Explicit interrelationship between Donnan and surface potentials and explicit quantification of capacitance of charged soft interfaces with pH-dependent charge density

A charged soft interface is characterized by a charged polyelectrolyte layer (PEL) sandwiched between an uncharged rigid surface and an electrolyte solution. The PEL harbors or consists of a particular kind of ion (henceforth denoted as PEL ion), different from the electrolyte ions. The PEL ions remain excluded from locations outside the PEL. This gives rise to a Donnan potential (ψD) deep within the PEL, with the PEL-electrolyte interface (having an electrostatic potential, also called the surface potential, ψ0) behaving as a possible ion-selective permeable membrane. In this paper, we provide closed-form explicit analytical expressions for the interrelationship between ψD and ψ0 for both positively and negatively charged PEL with pH-dependent charge densities.
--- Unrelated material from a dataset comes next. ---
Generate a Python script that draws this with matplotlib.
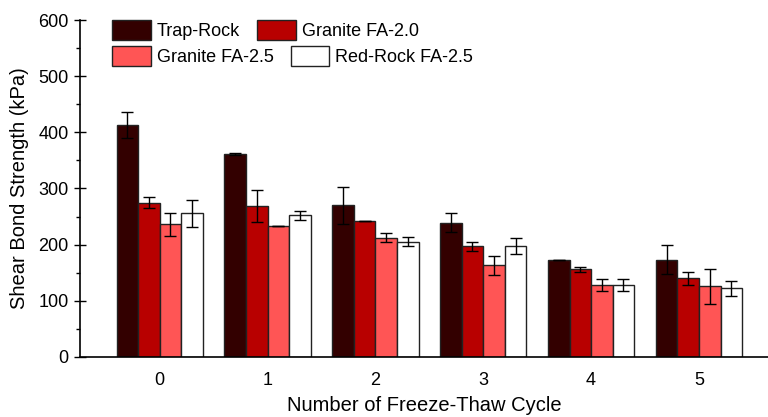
import numpy as np
import matplotlib.pyplot as plt

plt.rcParams['font.family'] = ['Liberation Sans', 'DejaVu Sans']

cycles = ['0', '1', '2', '3', '4', '5']
series = ['Trap-Rock', 'Granite FA-2.0', 'Granite FA-2.5', 'Red-Rock FA-2.5']
colors = ['#330000', '#B80000', '#FF5555', '#FFFFFF']

trap_rock = [413, 362, 270, 239, 172, 173]
trap_rock_err = [23, 2, 33, 17, 0, 26]
granite_20 = [275, 269, 242, 197, 156, 140]
granite_20_err = [10, 29, 0, 8, 5, 12]
granite_25 = [236, 234, 212, 163, 128, 126]
granite_25_err = [20, 0, 8, 17, 11, 31]
red_rock = [256, 252, 205, 197, 128, 122]
red_rock_err = [24, 8, 8, 14, 11, 14]

values = [trap_rock, granite_20, granite_25, red_rock]
errors = [trap_rock_err, granite_20_err, granite_25_err, red_rock_err]


def main():
    fig = plt.figure(figsize=(7.68, 4.17), dpi=100)
    ax = fig.add_axes([0.104, 0.144, 0.896, 0.808])

    x = np.arange(len(cycles))
    width = 0.2
    bars = []
    for i in range(len(series)):
        b = ax.bar(x + (i - 1.5) * width, values[i], width, color=colors[i],
                   edgecolor='#222222', linewidth=1.0, label=series[i],
                   yerr=errors[i], capsize=4,
                   error_kw=dict(ecolor='black', elinewidth=1.0, capthick=1.0))
        bars.append(b)

    ax.set_xlim(-0.74, 5.64)
    ax.set_ylim(0, 600)
    ax.set_xticks(x)
    ax.set_xticklabels(cycles)
    ax.set_yticks(range(0, 601, 100))
    ax.set_yticks(range(50, 600, 100), minor=True)
    ax.tick_params(axis='x', length=0, pad=11, labelsize=13)
    ax.tick_params(axis='y', which='major', direction='inout', length=9, width=1, labelsize=13)
    ax.tick_params(axis='y', which='minor', direction='out', length=3, width=1)

    ax.spines['top'].set_visible(False)
    ax.spines['right'].set_visible(False)
    ax.spines['left'].set_linewidth(1.2)
    ax.spines['bottom'].set_linewidth(1.2)

    ax.set_xlabel('Number of Freeze-Thaw Cycle', fontsize=14.5, labelpad=5)
    ax.set_ylabel('Shear Bond Strength (kPa)', fontsize=14.5, labelpad=7)

    # two legend rows laid out independently, like the original
    leg_kw = dict(ncol=2, frameon=False, fontsize=13, loc='upper left',
                  bbox_transform=fig.transFigure, handlelength=2.15,
                  handleheight=1.3, columnspacing=0.94, handletextpad=0.33,
                  borderaxespad=0, borderpad=0)
    leg1 = ax.legend(bars[:2], series[:2], bbox_to_anchor=(0.1458, 0.952), **leg_kw)
    ax.add_artist(leg1)
    ax.legend(bars[2:], series[2:], bbox_to_anchor=(0.1458, 0.889), **leg_kw)

    fig.savefig('out.png', dpi=100)


if __name__ == '__main__':
    main()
We demonstrate that for a given magnitude of ψD, magnitude of ψ0 is identical for both positively and negatively charged PEL, dictated only by a parameter α, which depends on the difference between pH and pKa values for negatively charged PEL or the difference between pKb and pOH values for positively charged PEL. Most importantly, derivation of explicit form of interrelationship between ψD and ψ0, hitherto missing in the existing literature, allows us to provide substantially new insights into the relative variation of ψD and ψ0 and at the same time helps us to rectify several earlier misconceptions. Further, using this explicit relationship, it becomes possible to quantify the capacitance of a soft interface as explicit functions of α and the Donnan potential, with relevance for development of possible soft-interface-based energy storage system.